Justice Janet Michelin on Friday placed Northvolt Batteries North America under creditor protection following a request earlier in the week from the province.

Northvolt laid off its entire workforce on Thursday, a day after Economy Minister Christine Fréchette announced the government would provide no more funding for the company’s planned electric-vehicle battery plant on Montreal’s South Shore.

The court decision will allow the company to rehire about 15 employees to maintain the site where the factory was to be built.

The province lost a $270-million investment in Northvolt’s Swedish parent company when it declared bankruptcy in the spring.

The government subsequently signed an agreement with the North American subsidiary to give it time to find new buyers or investors. But Quebec says Northvolt received no binding offers by a Sept. 1 deadline and decided to pull the plug on the project.

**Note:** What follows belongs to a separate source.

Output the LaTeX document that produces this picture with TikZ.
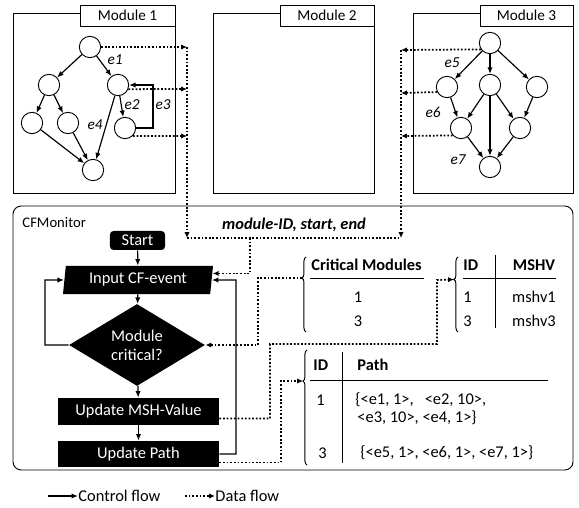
\documentclass[tikz,border=0pt]{standalone}
\usepackage{fontspec}
\setmainfont{Carlito}
\usetikzlibrary{arrows.meta, shapes.geometric, decorations.pathreplacing}

\begin{document}
\begin{tikzpicture}[x=0.03cm, y=-0.03cm, line width=0.8pt,
  every node/.style={font=\fontsize{13}{15}\selectfont},
  vtx/.style={circle, draw, minimum size=0.64cm, inner sep=0pt},
  lbl/.style={font=\fontsize{13}{15}\selectfont\itshape, inner sep=0pt},
  blk/.style={fill=black, text=white, font=\fontsize{14}{16}\selectfont, inner sep=0pt},
  txt/.style={font=\fontsize{14}{16}\selectfont, inner sep=0pt},
  hd/.style={font=\fontsize{14}{16}\selectfont\bfseries, inner sep=0pt},
  ctrl/.style={-{Latex[length=5.5pt,width=4.5pt]}, line width=1pt},
  data/.style={-{Latex[length=5pt,width=4.5pt]}, dash pattern=on 1.5pt off 1.6pt, line width=1.5pt},
  brc/.style={decorate, decoration={brace, amplitude=3.5pt, aspect=#1}}]
  \useasboundingbox (0,0) rectangle (579,508);

  \draw (13,13) rectangle (175,193);
  \draw[fill=white] (80,5) rectangle (175,26);
  \node (mod1) at (127.5,15.5) {Module 1};
  \draw (213,13) rectangle (374,193);
  \draw[fill=white] (280,5) rectangle (374,26);
  \node (mod2) at (327,15.5) {Module 2};
  \draw (413,13) rectangle (573,193);
  \draw[fill=white] (480,5) rectangle (573,26);
  \node (mod3) at (526.5,15.5) {Module 3};

  \node[vtx] (a1) at (90,47) {};
  \node[vtx] (a2) at (49,85) {};
  \node[vtx] (a3) at (118,85) {};
  \node[vtx] (a4) at (32,123) {};
  \node[vtx] (a5) at (68,123) {};
  \node[vtx] (a6) at (125,128) {};
  \node[vtx] (a7) at (93,170) {};
  \draw[ctrl] (a1) -- (a2);
  \draw[ctrl] (a1) -- (a3);
  \draw[ctrl] (a2) -- (a4);
  \draw[ctrl] (a2) -- (a5);
  \draw[ctrl] (a4) -- (a7);
  \draw[ctrl] (a5) -- (a7);
  \draw[ctrl] (a3) -- (a7);
  \draw[ctrl] (a3) -- (a6);
  \coordinate (lp) at (153,85);
  \draw[ctrl] (a6.east) -| (lp) -- (a3.east);
  \node[lbl] (e1) at (115,60) {e1};
  \node[lbl] (e2) at (132,105) {e2};
  \node[lbl] (e3) at (163,105) {e3};
  \node[lbl] (e4) at (95,125) {e4};

  \node[vtx] (b1) at (490,43) {};
  \node[vtx] (b2) at (447,87) {};
  \node[vtx] (b3) at (490,85) {};
  \node[vtx] (b4) at (537,87) {};
  \node[vtx] (b5) at (461,128) {};
  \node[vtx] (b6) at (520,128) {};
  \node[vtx] (b7) at (490,167) {};
  \draw[ctrl] (b1) -- (b2);
  \draw[ctrl] (b1) -- (b3);
  \draw[ctrl] (b1) -- (b4);
  \draw[ctrl] (b2) -- (b5);
  \draw[ctrl] (b3) -- (b5);
  \draw[ctrl] (b3) -- (b7);
  \draw[ctrl] (b3) -- (b6);
  \draw[ctrl] (b4) -- (b6);
  \draw[ctrl] (b5) -- (b7);
  \draw[ctrl] (b6) -- (b7);
  \node[lbl] (e5) at (452,63) {e5};
  \node[lbl] (e6) at (433,112) {e6};
  \node[lbl] (e7) at (458,160) {e7};

  \draw[rounded corners=7pt] (13,206) rectangle (573,470);
  \node[anchor=west, inner sep=0pt, font=\fontsize{12.5}{14}\selectfont] (cfm) at (22,223) {CFMonitor};
  \node[font=\fontsize{14}{16}\selectfont\bfseries\itshape] (evt) at (294,225) {module-ID, start, end};

  \node[blk, rounded corners=3pt, minimum width=1.65cm, minimum height=0.57cm] (start) at (137.5,240.5) {Start};
  \node[blk, trapezium, trapezium left angle=78, trapezium right angle=102, trapezium stretches body,
        minimum width=4.5cm, minimum height=0.84cm] (inp) at (138,280) {Input CF-event};
  \node[blk, diamond, minimum width=4.08cm, minimum height=2.1cm, align=center] (dia) at (137,345) {Module\\critical?};
  \node[blk, minimum width=4.83cm, minimum height=0.81cm] (msh) at (138.5,411.5) {Update MSH-Value};
  \node[blk, minimum width=4.83cm, minimum height=0.78cm] (upath) at (138.5,454) {Update Path};

  \coordinate (cl) at (45,280);
  \coordinate (cr) at (236,280);
  \draw[ctrl] (start) -- (inp);
  \draw[ctrl] (inp) -- (dia);
  \draw[ctrl] (dia) -- (msh);
  \draw[ctrl] (msh) -- (upath);
  \draw[ctrl] (dia.west) -| (cl) -- (inp.west);
  \draw[ctrl] (upath.east) -| (cr) -- (inp.east);

  \coordinate (l1) at (187,47);
  \coordinate (l2) at (187,89);
  \coordinate (l3) at (187,136);
  \coordinate (lb) at (187,238);
  \coordinate (r1) at (401,50);
  \coordinate (r2) at (401,93);
  \coordinate (r3) at (401,136);
  \coordinate (rb) at (401,238);
  \coordinate (bm) at (250,238);
  \draw[data] (a1.east) -- (l1);
  \draw[data] (a3.-22) -- (l2);
  \draw[data] (a6.-45) -- (l3);
  \draw[data] (b1.215) -- (r1);
  \draw[data] (b2.207) -- (r2);
  \draw[data] (b5.222) -- (r3);
  \draw[data] (l1) -- (lb);
  \draw[data] (r1) -- (rb);
  \draw[data, -] (lb) -- (rb);
  \draw[data] (bm) |- (inp.5);

  \draw[brc=0.72] (306,332) -- (306,257);
  \coordinate (critb) at (302,278);
  \node[hd] (crith) at (366.5,265) {Critical Modules};
  \draw (310,278) -- (424,278);
  \node[txt] (c1) at (358,297) {1};
  \node[txt] (c3) at (358,321) {3};

  \draw[brc=0.7] (458,332) -- (458,257);
  \coordinate (mshvb) at (454,279.5);
  \node[hd, anchor=west] (idh) at (463,265) {ID};
  \node[hd] (mshvh) at (534,265) {MSHV};
  \draw (463,278) -- (556,278);
  \draw (495,255) -- (495,328);
  \node[txt, anchor=west] (i1) at (463,297) {1};
  \node[txt] (v1) at (534,297) {mshv1};
  \node[txt, anchor=west] (i3) at (463,321) {3};
  \node[txt] (v3) at (534,321) {mshv3};

  \draw[brc=0.73] (307,465) -- (307,350);
  \coordinate (pathb) at (303,381);
  \node[hd, anchor=west] (pidh) at (313,365) {ID};
  \node[hd, anchor=west] (ph) at (357,365) {Path};
  \draw (310,380) -- (548,380);
  \draw (342,352) -- (342,463);
  \node[txt, anchor=west] (p1) at (316,400) {1};
  \node[txt, anchor=west] (q1) at (355,400) {\{<e1, 1>,\ \ \ <e2, 10>,};
  \node[txt, anchor=west] (q2) at (357,418) {<e3, 10>, <e4, 1>\}};
  \node[txt, anchor=west] (p3) at (318,453) {3};
  \node[txt, anchor=west] (q3) at (360,453) {\{<e5, 1>, <e6, 1>, <e7, 1>\}};

  \coordinate (k1) at (258,278);
  \coordinate (k2) at (270,344);
  \coordinate (k3) at (437,280);
  \coordinate (k4) at (281,381);
  \draw[data] (critb) -- (k1) |- (dia.east);
  \draw[data] (msh.-5) -| (k2) -| (k3) -- (mshvb);
  \draw[data] (upath.-6) -| (k4) -- (pathb);

  \coordinate (lg1) at (48,496);
  \coordinate (lg2) at (185,496);
  \node[txt, anchor=west] (lgc) at (78,496) {Control flow};
  \node[txt, anchor=west] (lgd) at (215,496) {Data flow};
  \draw[ctrl, line width=1.5pt] (lg1) -- (lgc.west);
  \draw[data] (lg2) -- (lgd.west);
\end{tikzpicture}
\end{document}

It’s now trying to recover a $240-million loan issued to Northvolt in 2023 to allow it to purchase the land for the plant. It says the debt is now worth $260 million with interest.

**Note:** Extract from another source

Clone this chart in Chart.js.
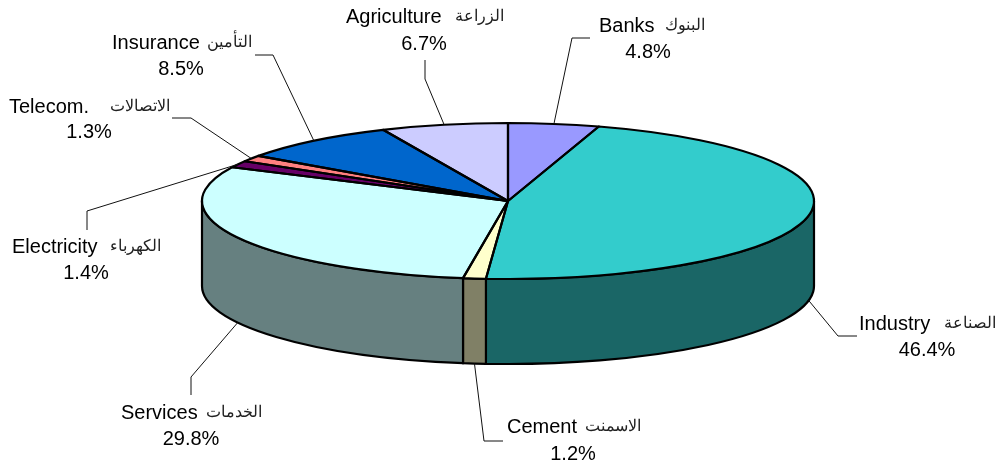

On Friday, Fréchette’s office confirmed that the province has already recuperated nearly $200 million from Northvolt bank accounts frozen after the Swedish parent declared bankruptcy in March. That means Quebec is still about $60 million shy of that monetary goal.

The project was once considered the largest private investment in the province’s history, but it never got beyond the planning stages.

The Legault government also wants to get its hands on that large piece of land, which is located both in Saint-Basile-le-Grand and McMasterville — east of Montreal.

”We have guarantees to recuperate sums invested in the purchase of Northvolt’s land,” Quebec Economy Minister Christine Fréchette wrote on X. ”We have exercised those guarantees and have recuperated, for now, nearly $200 million from our loan. Other sums will be added to that total.”